### SET PROBLEM
Find the string "this" in the entries and copy each line that has it.

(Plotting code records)
++++++++
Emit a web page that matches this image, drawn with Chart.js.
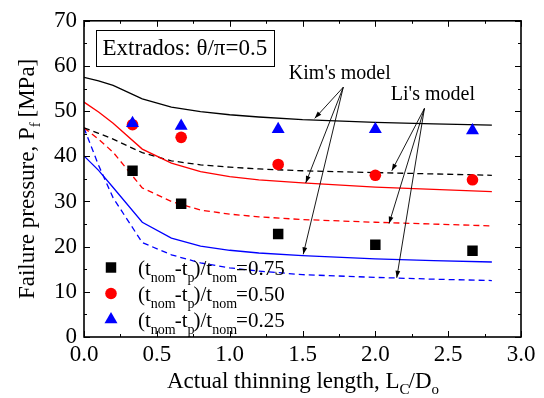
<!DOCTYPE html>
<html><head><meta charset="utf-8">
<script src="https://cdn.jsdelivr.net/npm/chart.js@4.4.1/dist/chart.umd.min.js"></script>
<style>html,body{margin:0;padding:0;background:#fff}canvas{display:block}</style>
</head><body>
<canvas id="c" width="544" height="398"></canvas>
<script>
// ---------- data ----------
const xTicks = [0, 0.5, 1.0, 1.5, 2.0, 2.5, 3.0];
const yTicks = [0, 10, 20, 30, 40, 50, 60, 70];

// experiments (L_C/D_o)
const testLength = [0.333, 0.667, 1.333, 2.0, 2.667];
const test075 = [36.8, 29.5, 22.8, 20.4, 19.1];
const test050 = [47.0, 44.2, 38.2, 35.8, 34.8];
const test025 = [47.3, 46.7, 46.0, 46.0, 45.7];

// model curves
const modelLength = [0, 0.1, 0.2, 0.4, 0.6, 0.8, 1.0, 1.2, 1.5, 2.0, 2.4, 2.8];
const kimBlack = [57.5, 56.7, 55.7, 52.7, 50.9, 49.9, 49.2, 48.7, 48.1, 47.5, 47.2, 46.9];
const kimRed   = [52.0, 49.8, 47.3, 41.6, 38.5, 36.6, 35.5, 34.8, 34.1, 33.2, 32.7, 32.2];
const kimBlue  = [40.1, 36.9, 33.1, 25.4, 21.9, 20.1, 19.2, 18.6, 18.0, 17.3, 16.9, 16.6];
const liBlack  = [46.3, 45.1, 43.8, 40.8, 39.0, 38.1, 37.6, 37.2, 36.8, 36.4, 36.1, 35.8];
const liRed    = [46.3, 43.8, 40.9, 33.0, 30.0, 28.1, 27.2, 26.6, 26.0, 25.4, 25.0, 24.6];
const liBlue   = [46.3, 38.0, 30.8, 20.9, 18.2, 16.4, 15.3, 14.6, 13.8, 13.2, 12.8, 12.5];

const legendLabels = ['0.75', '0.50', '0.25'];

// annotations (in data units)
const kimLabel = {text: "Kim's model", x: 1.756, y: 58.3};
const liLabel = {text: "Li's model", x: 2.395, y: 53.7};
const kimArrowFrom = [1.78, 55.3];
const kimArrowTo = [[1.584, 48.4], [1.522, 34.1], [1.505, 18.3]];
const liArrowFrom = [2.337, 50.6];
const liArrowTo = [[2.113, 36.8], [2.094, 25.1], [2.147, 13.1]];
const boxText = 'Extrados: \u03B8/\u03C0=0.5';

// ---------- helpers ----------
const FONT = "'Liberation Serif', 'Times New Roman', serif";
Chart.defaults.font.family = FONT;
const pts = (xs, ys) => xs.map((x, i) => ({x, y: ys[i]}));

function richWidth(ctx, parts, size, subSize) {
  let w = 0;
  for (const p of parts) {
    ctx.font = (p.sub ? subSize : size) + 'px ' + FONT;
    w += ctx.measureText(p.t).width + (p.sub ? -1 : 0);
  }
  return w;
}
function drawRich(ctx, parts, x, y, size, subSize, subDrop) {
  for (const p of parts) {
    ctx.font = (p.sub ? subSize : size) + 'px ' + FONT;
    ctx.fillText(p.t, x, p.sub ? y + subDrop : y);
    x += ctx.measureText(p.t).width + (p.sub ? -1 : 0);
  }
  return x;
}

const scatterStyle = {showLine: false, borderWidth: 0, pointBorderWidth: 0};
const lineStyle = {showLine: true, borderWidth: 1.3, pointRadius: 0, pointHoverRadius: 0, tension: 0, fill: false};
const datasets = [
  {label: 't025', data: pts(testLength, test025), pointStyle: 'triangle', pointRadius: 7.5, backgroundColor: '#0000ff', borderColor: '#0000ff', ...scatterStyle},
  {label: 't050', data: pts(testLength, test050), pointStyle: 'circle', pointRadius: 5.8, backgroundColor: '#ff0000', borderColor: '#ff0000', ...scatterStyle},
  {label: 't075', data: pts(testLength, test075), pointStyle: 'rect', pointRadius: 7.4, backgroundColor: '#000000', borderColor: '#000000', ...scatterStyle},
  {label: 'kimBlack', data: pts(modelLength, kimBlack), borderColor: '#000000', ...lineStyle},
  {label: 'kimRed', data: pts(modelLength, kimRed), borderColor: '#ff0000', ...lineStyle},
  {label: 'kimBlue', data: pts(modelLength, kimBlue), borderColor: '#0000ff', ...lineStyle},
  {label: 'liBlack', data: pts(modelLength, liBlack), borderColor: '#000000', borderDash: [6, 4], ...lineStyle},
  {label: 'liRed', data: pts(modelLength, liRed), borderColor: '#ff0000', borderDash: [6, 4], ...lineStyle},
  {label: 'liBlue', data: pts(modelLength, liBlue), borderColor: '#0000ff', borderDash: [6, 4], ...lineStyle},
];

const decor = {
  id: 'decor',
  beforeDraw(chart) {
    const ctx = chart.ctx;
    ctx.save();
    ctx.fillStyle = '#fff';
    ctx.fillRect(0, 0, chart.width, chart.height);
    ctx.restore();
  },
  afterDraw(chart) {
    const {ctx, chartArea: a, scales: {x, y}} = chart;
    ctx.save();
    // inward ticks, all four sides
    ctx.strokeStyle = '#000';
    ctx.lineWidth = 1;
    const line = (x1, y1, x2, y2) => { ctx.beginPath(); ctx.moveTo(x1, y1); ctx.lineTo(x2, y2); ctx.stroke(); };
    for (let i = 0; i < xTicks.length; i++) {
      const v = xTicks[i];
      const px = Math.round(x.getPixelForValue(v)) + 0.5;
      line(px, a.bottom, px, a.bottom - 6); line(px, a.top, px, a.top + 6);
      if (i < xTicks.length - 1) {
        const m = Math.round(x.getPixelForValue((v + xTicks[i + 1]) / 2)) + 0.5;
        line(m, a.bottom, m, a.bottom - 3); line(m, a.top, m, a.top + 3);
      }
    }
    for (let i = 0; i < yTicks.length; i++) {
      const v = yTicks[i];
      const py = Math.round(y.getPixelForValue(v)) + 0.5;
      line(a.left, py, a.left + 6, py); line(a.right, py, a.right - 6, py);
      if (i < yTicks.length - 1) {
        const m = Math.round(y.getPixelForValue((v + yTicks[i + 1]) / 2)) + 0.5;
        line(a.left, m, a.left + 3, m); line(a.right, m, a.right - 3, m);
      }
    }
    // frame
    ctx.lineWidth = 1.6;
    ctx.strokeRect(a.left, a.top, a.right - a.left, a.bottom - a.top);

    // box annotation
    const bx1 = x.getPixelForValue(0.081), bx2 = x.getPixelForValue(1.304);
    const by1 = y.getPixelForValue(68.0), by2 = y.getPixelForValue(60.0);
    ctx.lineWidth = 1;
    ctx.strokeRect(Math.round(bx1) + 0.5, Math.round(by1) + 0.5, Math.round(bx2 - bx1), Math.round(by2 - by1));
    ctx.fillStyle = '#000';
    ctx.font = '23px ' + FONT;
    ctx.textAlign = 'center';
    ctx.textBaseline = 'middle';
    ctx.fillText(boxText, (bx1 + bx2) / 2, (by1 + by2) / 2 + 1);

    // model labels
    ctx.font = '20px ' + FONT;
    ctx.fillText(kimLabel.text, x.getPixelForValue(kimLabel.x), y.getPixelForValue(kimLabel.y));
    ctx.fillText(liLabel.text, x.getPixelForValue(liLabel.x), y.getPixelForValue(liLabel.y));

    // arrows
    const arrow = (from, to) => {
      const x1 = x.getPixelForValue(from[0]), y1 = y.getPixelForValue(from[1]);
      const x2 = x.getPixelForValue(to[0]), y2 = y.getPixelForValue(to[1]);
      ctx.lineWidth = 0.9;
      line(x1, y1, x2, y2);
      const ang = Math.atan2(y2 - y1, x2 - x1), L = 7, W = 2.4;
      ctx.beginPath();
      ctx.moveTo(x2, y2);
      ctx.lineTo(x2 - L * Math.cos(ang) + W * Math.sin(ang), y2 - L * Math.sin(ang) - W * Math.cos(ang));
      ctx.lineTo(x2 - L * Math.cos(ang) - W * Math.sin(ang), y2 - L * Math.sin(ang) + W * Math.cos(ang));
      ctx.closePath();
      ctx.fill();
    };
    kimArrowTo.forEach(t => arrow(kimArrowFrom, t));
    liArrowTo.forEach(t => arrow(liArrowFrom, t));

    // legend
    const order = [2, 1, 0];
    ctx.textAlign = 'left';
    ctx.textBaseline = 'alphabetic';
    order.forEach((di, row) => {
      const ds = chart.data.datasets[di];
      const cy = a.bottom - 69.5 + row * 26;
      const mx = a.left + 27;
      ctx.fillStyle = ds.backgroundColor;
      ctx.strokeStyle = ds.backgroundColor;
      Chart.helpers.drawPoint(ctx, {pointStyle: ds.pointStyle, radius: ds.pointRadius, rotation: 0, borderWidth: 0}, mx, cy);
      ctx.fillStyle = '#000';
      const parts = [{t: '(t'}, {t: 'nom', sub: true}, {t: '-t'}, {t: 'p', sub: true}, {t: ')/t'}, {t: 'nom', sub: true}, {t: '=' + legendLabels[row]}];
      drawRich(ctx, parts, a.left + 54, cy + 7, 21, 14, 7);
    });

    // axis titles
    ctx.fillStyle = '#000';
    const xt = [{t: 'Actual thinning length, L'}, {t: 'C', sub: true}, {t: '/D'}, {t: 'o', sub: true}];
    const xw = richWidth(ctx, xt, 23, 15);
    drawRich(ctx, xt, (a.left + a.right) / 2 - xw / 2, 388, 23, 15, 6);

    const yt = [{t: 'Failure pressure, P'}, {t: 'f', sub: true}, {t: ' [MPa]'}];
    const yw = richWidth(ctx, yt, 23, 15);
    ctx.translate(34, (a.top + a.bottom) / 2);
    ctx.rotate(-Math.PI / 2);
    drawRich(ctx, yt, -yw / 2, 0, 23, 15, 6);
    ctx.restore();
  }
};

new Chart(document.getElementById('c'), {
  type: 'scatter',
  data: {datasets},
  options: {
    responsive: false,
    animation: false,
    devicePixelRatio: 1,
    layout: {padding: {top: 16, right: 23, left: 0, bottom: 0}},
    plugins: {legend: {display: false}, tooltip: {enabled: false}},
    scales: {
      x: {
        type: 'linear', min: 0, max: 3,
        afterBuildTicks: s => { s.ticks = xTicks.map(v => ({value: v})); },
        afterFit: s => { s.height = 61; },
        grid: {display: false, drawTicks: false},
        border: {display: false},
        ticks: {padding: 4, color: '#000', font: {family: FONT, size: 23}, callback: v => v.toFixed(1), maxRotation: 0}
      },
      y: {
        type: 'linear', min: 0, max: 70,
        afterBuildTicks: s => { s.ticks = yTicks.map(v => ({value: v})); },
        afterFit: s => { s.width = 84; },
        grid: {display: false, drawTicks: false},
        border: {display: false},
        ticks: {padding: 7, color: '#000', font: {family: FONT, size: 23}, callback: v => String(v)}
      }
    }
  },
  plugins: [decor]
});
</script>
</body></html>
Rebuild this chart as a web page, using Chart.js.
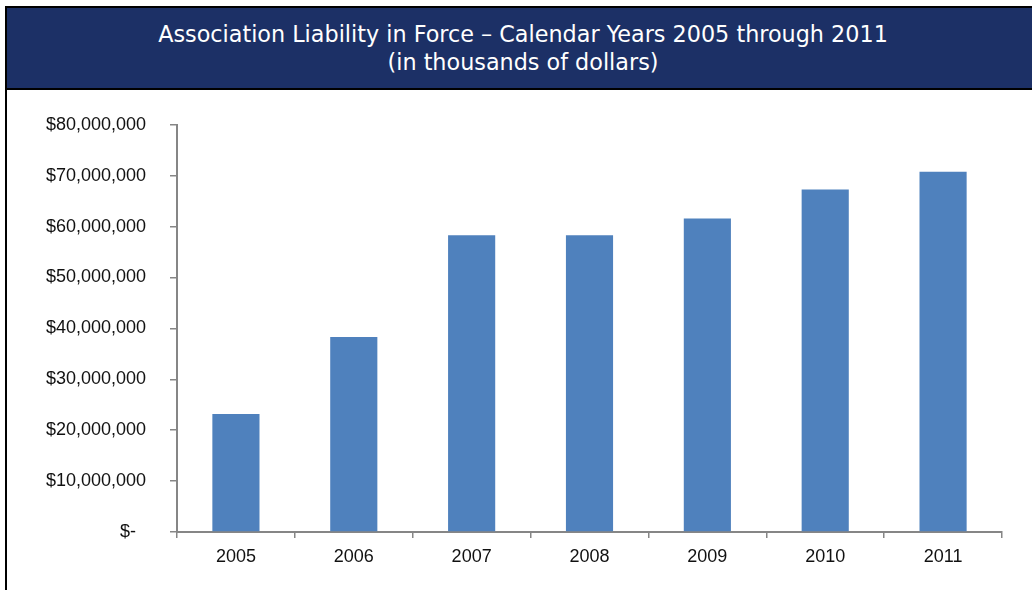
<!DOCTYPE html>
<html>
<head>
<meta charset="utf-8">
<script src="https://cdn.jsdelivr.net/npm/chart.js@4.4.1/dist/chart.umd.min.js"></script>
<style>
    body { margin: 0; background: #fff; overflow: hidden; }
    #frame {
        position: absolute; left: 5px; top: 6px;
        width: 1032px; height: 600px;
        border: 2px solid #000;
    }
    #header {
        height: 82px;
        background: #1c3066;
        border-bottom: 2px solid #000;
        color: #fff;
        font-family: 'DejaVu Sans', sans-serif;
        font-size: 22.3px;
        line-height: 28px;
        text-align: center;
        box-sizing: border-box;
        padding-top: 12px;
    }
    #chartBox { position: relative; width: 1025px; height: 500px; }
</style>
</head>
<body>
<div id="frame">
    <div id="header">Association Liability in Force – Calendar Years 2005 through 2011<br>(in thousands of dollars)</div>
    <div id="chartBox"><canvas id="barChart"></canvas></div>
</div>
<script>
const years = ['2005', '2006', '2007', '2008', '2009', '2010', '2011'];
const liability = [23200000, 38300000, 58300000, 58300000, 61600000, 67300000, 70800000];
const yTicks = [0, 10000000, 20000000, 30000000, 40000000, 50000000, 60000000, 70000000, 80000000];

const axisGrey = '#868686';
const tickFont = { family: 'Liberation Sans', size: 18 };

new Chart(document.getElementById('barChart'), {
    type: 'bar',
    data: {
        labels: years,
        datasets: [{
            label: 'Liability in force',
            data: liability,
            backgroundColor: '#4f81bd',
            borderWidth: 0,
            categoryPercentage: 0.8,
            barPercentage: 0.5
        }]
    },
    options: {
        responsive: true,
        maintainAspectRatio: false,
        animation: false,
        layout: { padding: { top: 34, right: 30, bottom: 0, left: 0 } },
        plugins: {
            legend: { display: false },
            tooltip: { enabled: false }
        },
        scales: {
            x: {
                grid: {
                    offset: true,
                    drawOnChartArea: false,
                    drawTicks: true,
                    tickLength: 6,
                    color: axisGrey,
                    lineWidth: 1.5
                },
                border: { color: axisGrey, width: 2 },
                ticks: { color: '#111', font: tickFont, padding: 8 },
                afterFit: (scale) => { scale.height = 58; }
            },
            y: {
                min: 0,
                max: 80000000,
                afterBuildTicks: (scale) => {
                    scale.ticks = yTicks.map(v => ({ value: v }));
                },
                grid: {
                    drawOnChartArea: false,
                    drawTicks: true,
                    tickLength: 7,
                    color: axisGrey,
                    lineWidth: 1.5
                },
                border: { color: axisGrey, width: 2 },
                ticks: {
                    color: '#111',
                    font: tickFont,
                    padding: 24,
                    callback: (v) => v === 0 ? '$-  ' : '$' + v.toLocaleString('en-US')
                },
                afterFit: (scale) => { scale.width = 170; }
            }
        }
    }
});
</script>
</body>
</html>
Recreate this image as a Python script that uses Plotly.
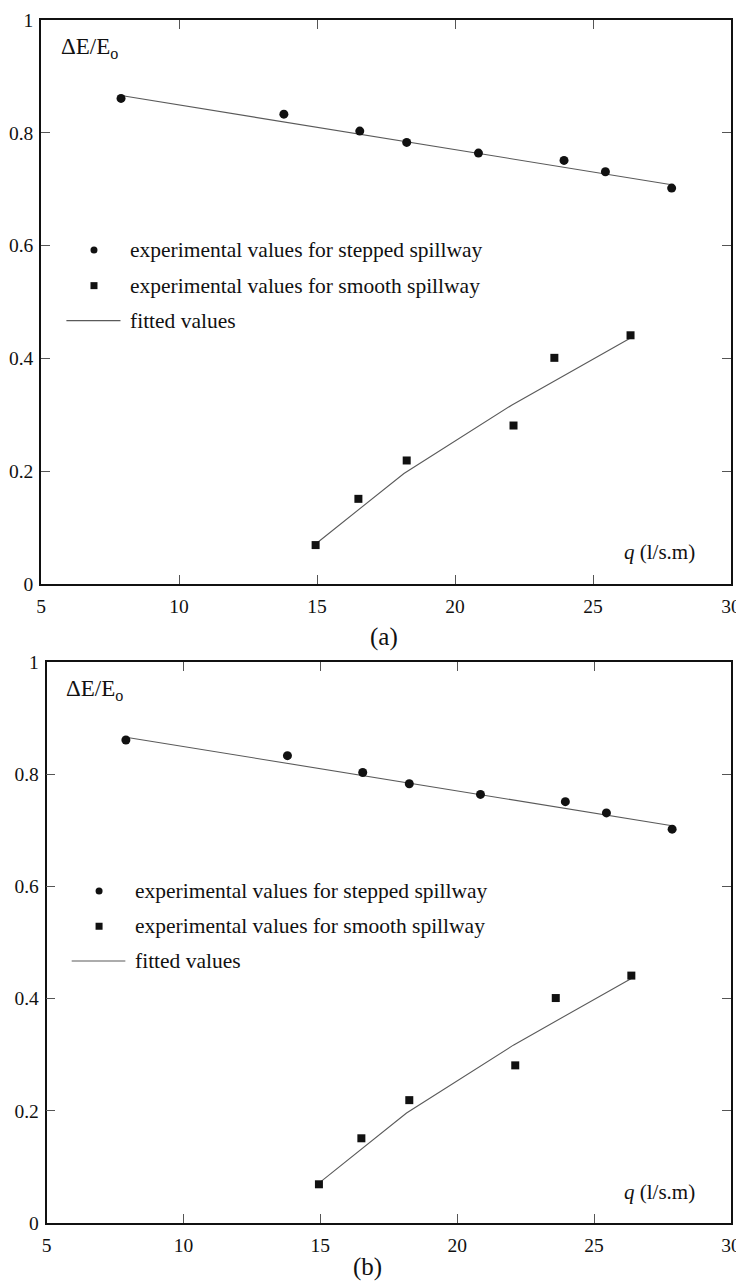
++++++++
### SOLUTION BELOW
Emit a web page that matches this image, drawn with Chart.js.
Rebuild this chart as a web page, using Chart.js.
Recreate this image as a Python script that uses Plotly.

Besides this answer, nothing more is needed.